Vox “es más un movimiento cultural que un movimiento político”, dijo Abascal. O sea, no esperemos política, sino sudorosa y placentera comunión emocional. Yo diría que Vox es un capote sentimental bajo el que, igual que balleneros, se arrebujan cabreados, acomplejados, rancios de banderín de Virgen y cornetistas de la patria. Abascal aseguró que no serían muleta de nadie y que lucharían contra el Frente Popular, esa hidra de muchas coletas. Les basta para autoafirmarse el sustento simbólico, la sopita emotiva y temblorosa y el enemigo más o menos tricéfalo. Algún intruso dejó escrito: “En este chat parece que estamos en el año 700”. Quizá no tan lejos, pero sí en esa época de Menchu. Al final, en un ambiente un poco de rosario, en el que hubo pocos momentos de aplausos, Mazaly gritó:“¡Viva España!” como la coronela que decía yo, y sonó el himno nacional.
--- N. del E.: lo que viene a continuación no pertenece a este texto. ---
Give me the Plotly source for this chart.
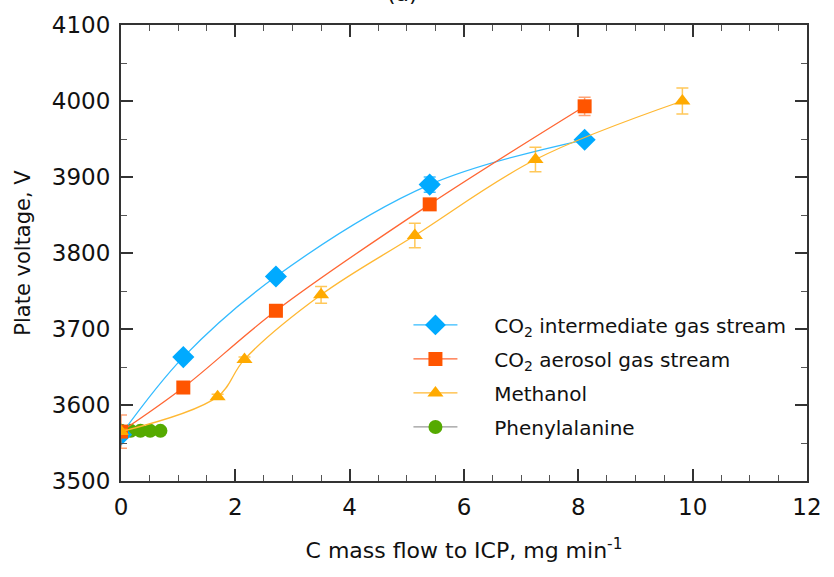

Y yo me imaginé a Menchu, claro, allí, con su viudez novicia y enaguada, saliendo del acto y comentando con algún afiliado: “Un gallinero, eso, una casa de locos, que por muchas vueltas que le des, la Inquisición era bien buena porque nos obligaba a todos a pensar en bueno, o sea en cristiano, ya lo ves en España, todos católicos y católicos a machamartillo, que hay que ver qué devoción, no como esos extranjerotes que ni se arrodillan para comulgar ni nada…”.